Joe Wolverton, II, J.D.
New American 
April 26, 2013
Just hours ago, Governor Rick Scott (shown) of Florida signed into law the Freedom from Unwarranted Surveillance Act, a measure strictly regulating the use of drones by law enforcement in the Sunshine State, according to a report filed by the Miami Herald .
Governor’s Scott’s signature comes just one week after the bill – SB 92  – was approved unanimously by the state House of Representative s. The state Senate had passed the bill unanimously just a week before the House.
Although the governor’s office had released no comment on the signing as of press time, an earlier statement telegraphed his intention to support the bill: “This law will ensure that the rights of Florida families are protected from the unwarranted use of drones and other unmanned aircraft,” Scott said.

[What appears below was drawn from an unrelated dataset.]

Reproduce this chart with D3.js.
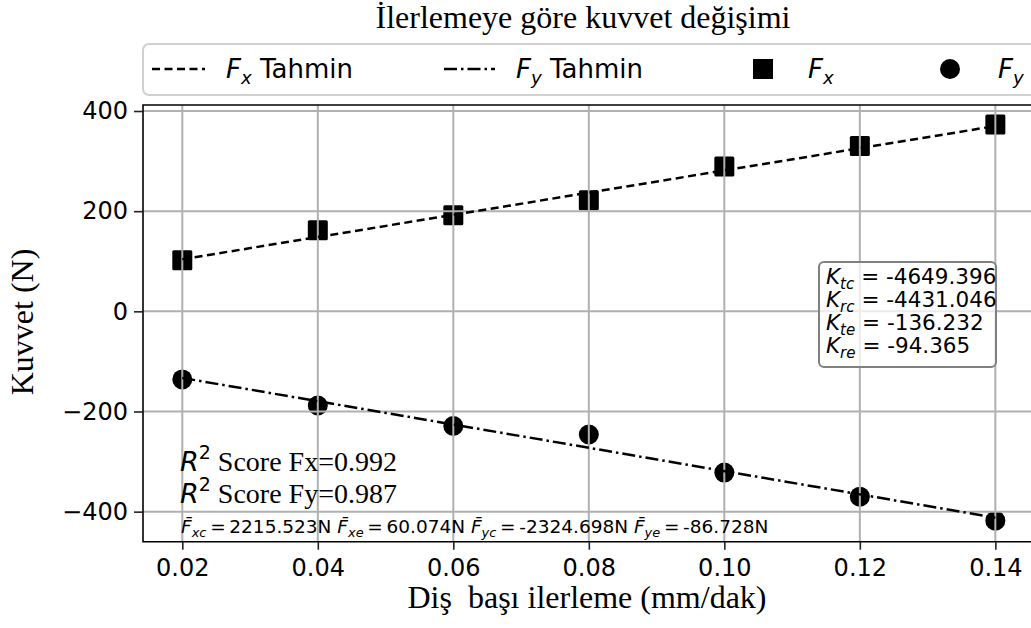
<!DOCTYPE html>
<html><head><meta charset="utf-8">
<script src="https://cdn.jsdelivr.net/npm/d3@7"></script>
<style>html,body{margin:0;padding:0;background:#fff;} text{white-space:pre;}</style>
</head><body>
<svg id="c" width="1031" height="628"></svg>
<script>
// ---- data ----
const feedValues = [0.02, 0.04, 0.06, 0.08, 0.10, 0.12, 0.14];
const fxMeasured = [102, 162, 192, 222, 289, 330, 373];
const fyMeasured = [-136, -188, -229, -246, -322, -370, -418];
const fitFeed = [0.02, 0.14];
const fxFit = [104, 370];
const fyFit = [-133, -412];
const xTickValues = [0.02, 0.04, 0.06, 0.08, 0.10, 0.12, 0.14];
const xTickLabels = ["0.02", "0.04", "0.06", "0.08", "0.10", "0.12", "0.14"];
const yTickValues = [-400, -200, 0, 200, 400];
const yTickLabels = ["\u2212400", "\u2212200", "0", "200", "400"];
const kNames = ["tc", "rc", "te", "re"];
const kValues = ["-4649.396", "-4431.046", "-136.232", "-94.365"];
const r2Labels = ["Fx", "Fy"];
const r2Values = ["0.992", "0.987"];
const fbarNames = ["xc", "xe", "yc", "ye"];
const fbarValues = ["2215.523", "60.074", "-2324.698", "-86.728"];

const svg = d3.select("#c");
const L = 143, T = 105, R = 1036, B = 541.7;
const x = d3.scaleLinear().domain([0.0142, 0.146]).range([L, R]);
const y = d3.scaleLinear().domain([-460, 412]).range([B, T]);
const SANS = "DejaVu Sans", SERIF = "Liberation Serif";

function rich(sel, px, py, parts, size, family, anchor) {
  const t = sel.append("text").attr("x", px).attr("y", py)
    .attr("font-family", family).attr("font-size", size)
    .attr("text-anchor", anchor || "start").attr("fill", "#000");
  let cur = 0;
  parts.forEach(p => {
    const ts = t.append("tspan").text(p.t);
    const off = p.sub ? 0.22 * size : p.sup ? -0.42 * size : 0;
    if (off - cur !== 0) ts.attr("dy", off - cur);
    cur = off;
    if (p.sub || p.sup) ts.attr("font-size", size * 0.7);
    if (p.i) ts.attr("font-style", "italic");
    if (p.f) ts.attr("font-family", p.f);
    if (p.s) ts.attr("font-size", p.s);
  });
  return t;
}

// clip
svg.append("clipPath").attr("id", "clip").append("rect")
  .attr("x", L).attr("y", T).attr("width", R - L).attr("height", B - T);
const plot = svg.append("g").attr("clip-path", "url(#clip)");

// markers
plot.selectAll("rect.fx").data(feedValues).join("rect")
  .attr("x", (d) => x(d) - 10).attr("y", (d, i) => y(fxMeasured[i]) - 10)
  .attr("width", 20).attr("height", 20).attr("rx", 1.5).attr("fill", "#000");
plot.selectAll("circle.fy").data(feedValues).join("circle")
  .attr("cx", d => x(d)).attr("cy", (d, i) => y(fyMeasured[i])).attr("r", 10).attr("fill", "#000");

// grid
const grid = plot.append("g").attr("stroke", "#b0b0b0").attr("stroke-width", 2);
xTickValues.forEach(v => grid.append("line").attr("x1", x(v)).attr("x2", x(v)).attr("y1", T).attr("y2", B));
yTickValues.forEach(v => grid.append("line").attr("x1", L).attr("x2", R).attr("y1", y(v)).attr("y2", y(v)));

// fit lines
const line = d3.line().x(d => x(d[0])).y(d => y(d[1]));
plot.append("path").datum(fitFeed.map((f, i) => [f, fxFit[i]])).attr("d", line)
  .attr("fill", "none").attr("stroke", "#000").attr("stroke-width", 2.5).attr("stroke-dasharray", "8,4.5");
plot.append("path").datum(fitFeed.map((f, i) => [f, fyFit[i]])).attr("d", line)
  .attr("fill", "none").attr("stroke", "#000").attr("stroke-width", 2.5).attr("stroke-dasharray", "13,4,2.5,4");

// spines
svg.append("path").attr("d", `M${R},${T}H${L}V${B}H${R}`).attr("fill", "none").attr("stroke", "#000").attr("stroke-width", 1.6);

// axes
const xAxis = svg.append("g").attr("transform", `translate(0,${B})`)
  .call(d3.axisBottom(x).tickValues(xTickValues).tickFormat((d, i) => xTickLabels[i]).tickSize(8).tickPadding(9));
const yAxis = svg.append("g").attr("transform", `translate(${L},0)`)
  .call(d3.axisLeft(y).tickValues(yTickValues).tickFormat((d, i) => yTickLabels[i]).tickSize(9).tickPadding(6));
[xAxis, yAxis].forEach(a => {
  a.select(".domain").remove();
  a.selectAll(".tick line").attr("stroke", "#222").attr("stroke-width", 1.6);
  a.selectAll(".tick text").attr("font-family", SANS).attr("font-size", 24).attr("fill", "#000");
});

// titles
svg.append("text").attr("x", 583).attr("y", 28).attr("text-anchor", "middle")
  .attr("font-family", SERIF).attr("font-size", 32).text("İlerlemeye göre kuvvet değişimi");
svg.append("text").attr("x", 587).attr("y", 608).attr("text-anchor", "middle")
  .attr("font-family", SERIF).attr("font-size", 32).text("Diş  başı ilerleme (mm/dak)");
svg.append("text").attr("transform", "translate(33,322) rotate(-90)").attr("text-anchor", "middle")
  .attr("font-family", SERIF).attr("font-size", 32).text("Kuvvet (N)");

// legend
const lg = svg.append("g");
lg.append("rect").attr("x", 143).attr("y", 44).attr("width", 920).attr("height", 51).attr("rx", 6)
  .attr("fill", "#fff").attr("stroke", "#d0d0d0").attr("stroke-width", 2);
lg.append("line").attr("x1", 152).attr("x2", 205).attr("y1", 69).attr("y2", 69)
  .attr("stroke", "#000").attr("stroke-width", 2.5).attr("stroke-dasharray", "8,4.5");
rich(lg, 226, 78, [{t: "F", i: true}, {t: "x", i: true, sub: true}, {t: " Tahmin"}], 26, SANS);
lg.append("line").attr("x1", 444).attr("x2", 495).attr("y1", 69).attr("y2", 69)
  .attr("stroke", "#000").attr("stroke-width", 2.5).attr("stroke-dasharray", "13,4,2.5,4");
rich(lg, 516, 78, [{t: "F", i: true}, {t: "y", i: true, sub: true}, {t: " Tahmin"}], 26, SANS);
lg.append("rect").attr("x", 753).attr("y", 59).attr("width", 20).attr("height", 20).attr("fill", "#000");
rich(lg, 808, 78, [{t: "F", i: true}, {t: "x", i: true, sub: true}], 26, SANS);
lg.append("circle").attr("cx", 950).attr("cy", 69).attr("r", 10).attr("fill", "#000");
rich(lg, 998, 78, [{t: "F", i: true}, {t: "y", i: true, sub: true}], 26, SANS);

// K box
svg.append("rect").attr("x", 819).attr("y", 262).attr("width", 177).attr("height", 105).attr("rx", 5)
  .attr("fill", "#fff").attr("fill-opacity", 0.75).attr("stroke", "#808080").attr("stroke-width", 2);
kNames.forEach((n, i) => {
  rich(svg, 826, 284 + i * 23, [{t: "K", i: true}, {t: n, i: true, sub: true}, {t: " = " + kValues[i]}], 21.5, SANS);
});

// R2
r2Labels.forEach((n, i) => {
  rich(svg, 180, 471 + i * 32, [{t: "R", i: true, f: SANS, s: 27}, {t: "2", sup: true, f: SANS, s: 19}, {t: " Score " + n + "=" + r2Values[i]}], 28, SERIF);
});

// Fbar line
const fparts = [];
fbarNames.forEach((n, i) => {
  fparts.push({t: (i ? " " : "") + "F\u0304", i: true});
  fparts.push({t: n, i: true, sub: true});
  fparts.push({t: "\u2009=\u2009" + fbarValues[i] + "N"});
});
rich(svg, 181, 533, fparts, 18.5, SANS);
</script>
</body></html>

Specifically, the new law forbids federal agents “from using a drone to gather evidence or other information” on citizens of Florida. Should a state citizen be the target of an unlawful search and seizure in violation of this bill, he or she would be authorized “to initiate a civil action in order to prevent or remedy” that violation.
As The New American reported earlier, the language of the law is not perfect. Section 4(a) of the bill carves out a dangerous exception to its otherwise commendable constitutional protections.
Section 4(a) authorizes the Secretary of the Department of Homeland Security to launch a drone over Florida (and seemingly violate the Fourth Amendment’s protection of “the right of the people to be secure in their persons, houses, papers, and effects, against unreasonable searches and seizures”) “to counter a high risk of a terrorist attack by a specific individual or organization.”
That is an enormous loophole, one just large enough for a Hellfire missile. Such an occurrence is not unthinkable in this era when the United States has been declared a battleground and Congress has given the president the power to indefinitely detain any American he believes to be aiding enemies of the state. Ostensibly, drones would be the perfect tool to accomplish such round-up of potential prisoners. (See, for example, the comments made by Senator Lindsey Graham  [R-S.C.] regarding the search for the suspected Boston marathon bomber.)
With his signature, Governor Scott joins his fellow executives in Idaho and Virginia in enacting a state law restricting the use of drones in the targeting and tracking of individuals and attempting to protect the “right of the people to be secure in their persons, houses, papers, and effects, against unreasonable searches and seizures’” as guaranteed by the Fourth Amendment.
The need for such state efforts to shore up this basic right is urgent.
While the sight of drones over U.S. cities and towns is rare right now, the Federal Aviation Administration (FAA) predicts that by 2020, 30,000 of these unmanned aerial vehicles (UAV) will be patrolling American airspace. Scores of these UAVs will be deployed by state and local law enforcement, adding to the many that will be sent airborne by the federal government.
With the rise of the drones comes the rise of several critical questions of constitutionality of their potential uses. One of the most crucial of those inquiries concerns the application of the Fourth Amendment’s prohibition against “unlawful searches and seizures” and the requirement that warrants be supported by affidavits “particularly describing the place to be searched, and the persons or things to be seized.”
In addition to the efforts of state governments, there are federal lawmakers joining the fight to preserve the Fourth Amendment, as well.
Last June, Senator Rand Paul (R-Ky.) introduced a bill to “protect individual privacy against unwarranted governmental intrusion through the use of unmanned aerial vehicles commonly called drones.”
Paul’s bill mandates:
A person or entity acting under the authority [of], or funded in whole or in part by, the Government of the United States shall not use a drone to gather evidence or other information pertaining to criminal conduct or conduct in violation of a statute or regulation except to the extent authorized in a warrant that satisfies the requirements of the Fourth Amendment to the Constitution of the United States.
Senator Paul explained, “Americans going about their everyday lives should not be treated like criminals or terrorists and have their rights infringed upon by military tactics.”
Although we rightly castigate elected officials when they violate the Constitution, we should likewise recognize their praiseworthy efforts to safeguard our most basic and cherished civil liberties.
Accordingly, citizens of Missouri, Oregon, Illinois, Montana, and Tennessee are encouraged to contact their elected state representatives to demand their support for bills currently pending in those states. One or more of the houses of the state legislature in those states have passed measures  aimed at prohibiting law enforcement from using drones to violate those rights protected by the Fourth Amendment.